WHAT TO PRODUCE | Copy exactly, and only, the lines below from the first through the one containing "const height = 320", both included; pictures are omitted.

DATASET CONTENT |
_ _ _ _ _

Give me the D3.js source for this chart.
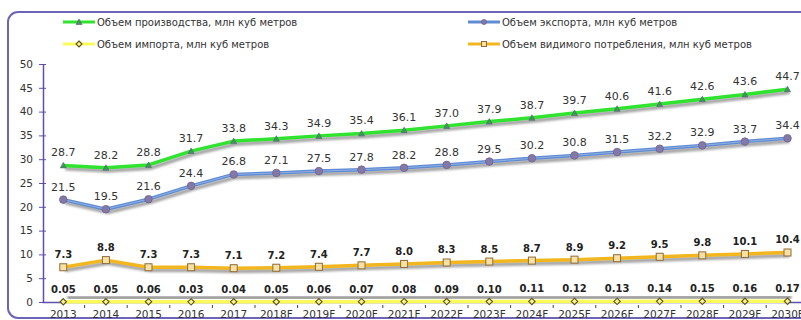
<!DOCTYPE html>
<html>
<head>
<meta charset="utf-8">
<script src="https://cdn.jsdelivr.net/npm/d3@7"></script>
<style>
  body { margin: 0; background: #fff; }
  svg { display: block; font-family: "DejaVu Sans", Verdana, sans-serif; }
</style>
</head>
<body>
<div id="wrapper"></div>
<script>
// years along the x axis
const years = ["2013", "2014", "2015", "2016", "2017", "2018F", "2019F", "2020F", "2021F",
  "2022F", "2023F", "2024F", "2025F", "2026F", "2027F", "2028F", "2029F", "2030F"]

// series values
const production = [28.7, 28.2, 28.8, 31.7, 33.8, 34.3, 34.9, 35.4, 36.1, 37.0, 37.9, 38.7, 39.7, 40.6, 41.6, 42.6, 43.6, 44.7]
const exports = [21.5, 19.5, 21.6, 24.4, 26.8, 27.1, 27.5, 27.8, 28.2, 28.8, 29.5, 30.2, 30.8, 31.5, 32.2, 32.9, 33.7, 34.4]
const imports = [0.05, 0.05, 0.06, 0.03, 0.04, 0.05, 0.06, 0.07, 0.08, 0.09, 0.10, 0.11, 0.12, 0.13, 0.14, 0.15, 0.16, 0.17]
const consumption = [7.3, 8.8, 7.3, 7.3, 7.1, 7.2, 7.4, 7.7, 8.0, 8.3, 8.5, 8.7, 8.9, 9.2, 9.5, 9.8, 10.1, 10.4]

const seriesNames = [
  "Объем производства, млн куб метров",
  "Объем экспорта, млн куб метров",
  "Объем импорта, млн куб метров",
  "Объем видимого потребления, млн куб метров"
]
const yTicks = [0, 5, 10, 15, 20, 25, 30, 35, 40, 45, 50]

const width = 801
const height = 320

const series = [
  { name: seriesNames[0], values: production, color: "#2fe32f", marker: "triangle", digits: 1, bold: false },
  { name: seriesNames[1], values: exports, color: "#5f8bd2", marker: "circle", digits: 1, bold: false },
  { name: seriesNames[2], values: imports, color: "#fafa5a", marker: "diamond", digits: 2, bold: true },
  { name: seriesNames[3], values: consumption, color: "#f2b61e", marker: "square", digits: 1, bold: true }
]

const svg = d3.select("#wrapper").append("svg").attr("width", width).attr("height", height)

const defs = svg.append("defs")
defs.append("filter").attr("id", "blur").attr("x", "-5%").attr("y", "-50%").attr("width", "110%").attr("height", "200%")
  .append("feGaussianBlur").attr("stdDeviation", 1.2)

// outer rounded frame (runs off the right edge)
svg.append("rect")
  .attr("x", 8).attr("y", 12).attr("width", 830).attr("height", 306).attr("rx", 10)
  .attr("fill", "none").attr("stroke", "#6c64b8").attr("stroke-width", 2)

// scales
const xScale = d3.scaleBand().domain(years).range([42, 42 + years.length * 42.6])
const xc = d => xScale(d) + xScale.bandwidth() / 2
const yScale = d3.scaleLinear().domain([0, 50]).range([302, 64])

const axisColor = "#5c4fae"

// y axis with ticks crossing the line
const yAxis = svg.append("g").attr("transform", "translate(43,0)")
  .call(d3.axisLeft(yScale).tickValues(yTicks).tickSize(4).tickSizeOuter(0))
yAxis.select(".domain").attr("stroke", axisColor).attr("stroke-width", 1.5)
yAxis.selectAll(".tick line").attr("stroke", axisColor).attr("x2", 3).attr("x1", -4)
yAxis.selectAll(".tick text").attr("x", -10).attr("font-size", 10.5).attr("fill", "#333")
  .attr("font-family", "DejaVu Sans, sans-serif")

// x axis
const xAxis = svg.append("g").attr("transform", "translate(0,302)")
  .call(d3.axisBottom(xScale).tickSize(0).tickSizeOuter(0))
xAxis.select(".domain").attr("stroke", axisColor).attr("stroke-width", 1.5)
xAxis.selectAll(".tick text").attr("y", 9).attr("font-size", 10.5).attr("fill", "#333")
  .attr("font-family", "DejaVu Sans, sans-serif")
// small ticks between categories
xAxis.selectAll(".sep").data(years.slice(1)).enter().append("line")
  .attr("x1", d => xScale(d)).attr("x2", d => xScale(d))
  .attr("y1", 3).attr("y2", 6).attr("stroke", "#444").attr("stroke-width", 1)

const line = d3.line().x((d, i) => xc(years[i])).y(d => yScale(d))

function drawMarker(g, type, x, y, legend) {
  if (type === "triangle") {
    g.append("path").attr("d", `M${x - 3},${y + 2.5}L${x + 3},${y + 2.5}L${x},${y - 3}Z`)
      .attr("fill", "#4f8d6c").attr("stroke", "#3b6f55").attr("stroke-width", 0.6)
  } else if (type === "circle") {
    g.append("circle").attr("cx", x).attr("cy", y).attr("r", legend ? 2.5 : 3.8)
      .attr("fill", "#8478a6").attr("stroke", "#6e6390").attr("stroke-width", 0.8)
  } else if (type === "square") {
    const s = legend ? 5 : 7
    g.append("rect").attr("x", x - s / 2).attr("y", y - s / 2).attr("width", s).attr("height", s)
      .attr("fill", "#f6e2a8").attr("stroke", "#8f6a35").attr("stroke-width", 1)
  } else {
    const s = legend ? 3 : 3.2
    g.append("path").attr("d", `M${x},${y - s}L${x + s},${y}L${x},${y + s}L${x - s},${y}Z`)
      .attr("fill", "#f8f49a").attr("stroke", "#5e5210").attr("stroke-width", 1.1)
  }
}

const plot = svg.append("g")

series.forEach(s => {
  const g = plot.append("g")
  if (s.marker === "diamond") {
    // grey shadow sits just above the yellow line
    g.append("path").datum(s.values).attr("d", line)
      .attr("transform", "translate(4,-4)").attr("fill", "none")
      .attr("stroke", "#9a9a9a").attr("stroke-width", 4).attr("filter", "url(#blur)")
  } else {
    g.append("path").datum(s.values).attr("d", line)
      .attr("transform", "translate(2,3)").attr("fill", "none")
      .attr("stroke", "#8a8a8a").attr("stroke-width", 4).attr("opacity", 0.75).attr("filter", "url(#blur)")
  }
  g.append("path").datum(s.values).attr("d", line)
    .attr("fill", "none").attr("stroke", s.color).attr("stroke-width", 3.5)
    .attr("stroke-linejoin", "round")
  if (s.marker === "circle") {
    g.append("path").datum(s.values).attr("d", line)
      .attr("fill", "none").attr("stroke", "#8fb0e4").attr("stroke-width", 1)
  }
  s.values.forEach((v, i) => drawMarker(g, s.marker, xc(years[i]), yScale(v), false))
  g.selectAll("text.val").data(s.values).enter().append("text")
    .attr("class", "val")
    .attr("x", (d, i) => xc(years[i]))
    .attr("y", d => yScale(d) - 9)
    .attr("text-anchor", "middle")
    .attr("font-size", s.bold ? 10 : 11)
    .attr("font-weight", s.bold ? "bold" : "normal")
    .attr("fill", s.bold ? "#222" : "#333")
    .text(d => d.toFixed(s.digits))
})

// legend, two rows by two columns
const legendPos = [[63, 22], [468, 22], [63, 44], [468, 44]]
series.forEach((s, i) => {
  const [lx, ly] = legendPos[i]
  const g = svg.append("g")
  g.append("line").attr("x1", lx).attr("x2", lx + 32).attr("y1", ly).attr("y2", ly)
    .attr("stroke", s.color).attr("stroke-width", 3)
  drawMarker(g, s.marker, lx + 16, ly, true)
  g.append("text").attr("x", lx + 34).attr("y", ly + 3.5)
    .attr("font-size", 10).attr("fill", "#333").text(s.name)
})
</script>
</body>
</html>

_ _ _ _ _

CORRECT ANSWER |
Give me the D3.js source for this chart.
<!DOCTYPE html>
<html>
<head>
<meta charset="utf-8">
<script src="https://cdn.jsdelivr.net/npm/d3@7"></script>
<style>
  body { margin: 0; background: #fff; }
  svg { display: block; font-family: "DejaVu Sans", Verdana, sans-serif; }
</style>
</head>
<body>
<div id="wrapper"></div>
<script>
// years along the x axis
const years = ["2013", "2014", "2015", "2016", "2017", "2018F", "2019F", "2020F", "2021F",
  "2022F", "2023F", "2024F", "2025F", "2026F", "2027F", "2028F", "2029F", "2030F"]

// series values
const production = [28.7, 28.2, 28.8, 31.7, 33.8, 34.3, 34.9, 35.4, 36.1, 37.0, 37.9, 38.7, 39.7, 40.6, 41.6, 42.6, 43.6, 44.7]
const exports = [21.5, 19.5, 21.6, 24.4, 26.8, 27.1, 27.5, 27.8, 28.2, 28.8, 29.5, 30.2, 30.8, 31.5, 32.2, 32.9, 33.7, 34.4]
const imports = [0.05, 0.05, 0.06, 0.03, 0.04, 0.05, 0.06, 0.07, 0.08, 0.09, 0.10, 0.11, 0.12, 0.13, 0.14, 0.15, 0.16, 0.17]
const consumption = [7.3, 8.8, 7.3, 7.3, 7.1, 7.2, 7.4, 7.7, 8.0, 8.3, 8.5, 8.7, 8.9, 9.2, 9.5, 9.8, 10.1, 10.4]

const seriesNames = [
  "Объем производства, млн куб метров",
  "Объем экспорта, млн куб метров",
  "Объем импорта, млн куб метров",
  "Объем видимого потребления, млн куб метров"
]
const yTicks = [0, 5, 10, 15, 20, 25, 30, 35, 40, 45, 50]

const width = 801
const height = 320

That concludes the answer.